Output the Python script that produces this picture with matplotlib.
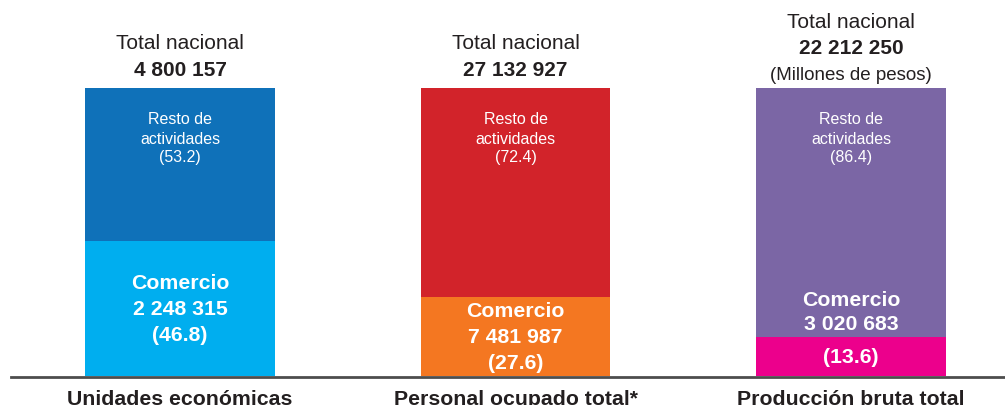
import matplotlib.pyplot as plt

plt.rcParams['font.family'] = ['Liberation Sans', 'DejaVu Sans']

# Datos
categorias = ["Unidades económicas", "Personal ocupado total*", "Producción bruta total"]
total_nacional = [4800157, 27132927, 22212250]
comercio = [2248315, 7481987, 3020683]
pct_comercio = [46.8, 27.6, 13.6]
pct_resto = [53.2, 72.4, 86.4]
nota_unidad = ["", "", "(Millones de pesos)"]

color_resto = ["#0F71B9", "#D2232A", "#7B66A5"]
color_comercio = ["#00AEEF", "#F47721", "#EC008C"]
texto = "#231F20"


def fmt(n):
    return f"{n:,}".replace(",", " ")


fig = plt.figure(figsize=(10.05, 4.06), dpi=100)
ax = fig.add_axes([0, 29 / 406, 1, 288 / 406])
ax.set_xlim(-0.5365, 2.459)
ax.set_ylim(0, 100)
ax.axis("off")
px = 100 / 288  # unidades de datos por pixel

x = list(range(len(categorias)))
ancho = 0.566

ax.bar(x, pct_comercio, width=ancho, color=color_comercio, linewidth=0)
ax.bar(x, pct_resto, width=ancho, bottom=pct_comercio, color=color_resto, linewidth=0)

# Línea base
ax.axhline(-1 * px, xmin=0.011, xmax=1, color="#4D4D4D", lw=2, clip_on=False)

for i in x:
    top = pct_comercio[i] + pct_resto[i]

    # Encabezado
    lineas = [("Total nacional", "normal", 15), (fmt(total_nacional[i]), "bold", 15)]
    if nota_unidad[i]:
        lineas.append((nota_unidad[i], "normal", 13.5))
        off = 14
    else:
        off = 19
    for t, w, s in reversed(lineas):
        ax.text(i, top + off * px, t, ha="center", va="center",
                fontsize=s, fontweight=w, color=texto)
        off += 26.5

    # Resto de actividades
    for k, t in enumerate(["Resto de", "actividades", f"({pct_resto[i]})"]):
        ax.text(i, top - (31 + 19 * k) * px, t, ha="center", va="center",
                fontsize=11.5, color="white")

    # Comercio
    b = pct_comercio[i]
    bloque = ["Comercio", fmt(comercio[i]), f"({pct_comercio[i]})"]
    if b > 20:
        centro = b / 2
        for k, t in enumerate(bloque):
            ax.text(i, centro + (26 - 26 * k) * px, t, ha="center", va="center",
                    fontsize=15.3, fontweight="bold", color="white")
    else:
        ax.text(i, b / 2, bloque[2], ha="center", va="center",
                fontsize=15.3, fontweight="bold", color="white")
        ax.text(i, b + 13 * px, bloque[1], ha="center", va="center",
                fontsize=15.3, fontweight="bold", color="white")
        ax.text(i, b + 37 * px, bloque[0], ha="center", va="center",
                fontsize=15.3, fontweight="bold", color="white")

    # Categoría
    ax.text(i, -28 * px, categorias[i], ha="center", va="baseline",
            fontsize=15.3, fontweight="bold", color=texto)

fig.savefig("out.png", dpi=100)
══════════════════════════════
__Exercise aim__. Print out the lines exactly, skipping any picture.

__Result for this exercise__.
Output the Python script that produces this picture with matplotlib.
import matplotlib.pyplot as plt

plt.rcParams['font.family'] = ['Liberation Sans', 'DejaVu Sans']

# Datos
categorias = ["Unidades económicas", "Personal ocupado total*", "Producción bruta total"]
total_nacional = [4800157, 27132927, 22212250]
comercio = [2248315, 7481987, 3020683]
pct_comercio = [46.8, 27.6, 13.6]
pct_resto = [53.2, 72.4, 86.4]
nota_unidad = ["", "", "(Millones de pesos)"]

color_resto = ["#0F71B9", "#D2232A", "#7B66A5"]
color_comercio = ["#00AEEF", "#F47721", "#EC008C"]
texto = "#231F20"


def fmt(n):
    return f"{n:,}".replace(",", " ")


fig = plt.figure(figsize=(10.05, 4.06), dpi=100)
ax = fig.add_axes([0, 29 / 406, 1, 288 / 406])
ax.set_xlim(-0.5365, 2.459)
ax.set_ylim(0, 100)
ax.axis("off")
px = 100 / 288  # unidades de datos por pixel

x = list(range(len(categorias)))
ancho = 0.566

ax.bar(x, pct_comercio, width=ancho, color=color_comercio, linewidth=0)
ax.bar(x, pct_resto, width=ancho, bottom=pct_comercio, color=color_resto, linewidth=0)

# Línea base
ax.axhline(-1 * px, xmin=0.011, xmax=1, color="#4D4D4D", lw=2, clip_on=False)

for i in x:
    top = pct_comercio[i] + pct_resto[i]

    # Encabezado
    lineas = [("Total nacional", "normal", 15), (fmt(total_nacional[i]), "bold", 15)]
    if nota_unidad[i]:
        lineas.append((nota_unidad[i], "normal", 13.5))
        off = 14
    else:
        off = 19
    for t, w, s in reversed(lineas):
        ax.text(i, top + off * px, t, ha="center", va="center",
                fontsize=s, fontweight=w, color=texto)
        off += 26.5

    # Resto de actividades
    for k, t in enumerate(["Resto de", "actividades", f"({pct_resto[i]})"]):
        ax.text(i, top - (31 + 19 * k) * px, t, ha="center", va="center",
                fontsize=11.5, color="white")

    # Comercio
    b = pct_comercio[i]
    bloque = ["Comercio", fmt(comercio[i]), f"({pct_comercio[i]})"]
    if b > 20:
        centro = b / 2
        for k, t in enumerate(bloque):
            ax.text(i, centro + (26 - 26 * k) * px, t, ha="center", va="center",
                    fontsize=15.3, fontweight="bold", color="white")
    else:
        ax.text(i, b / 2, bloque[2], ha="center", va="center",
                fontsize=15.3, fontweight="bold", color="white")
        ax.text(i, b + 13 * px, bloque[1], ha="center", va="center",
                fontsize=15.3, fontweight="bold", color="white")
        ax.text(i, b + 37 * px, bloque[0], ha="center", va="center",
                fontsize=15.3, fontweight="bold", color="white")

    # Categoría
    ax.text(i, -28 * px, categorias[i], ha="center", va="baseline",
            fontsize=15.3, fontweight="bold", color=texto)

fig.savefig("out.png", dpi=100)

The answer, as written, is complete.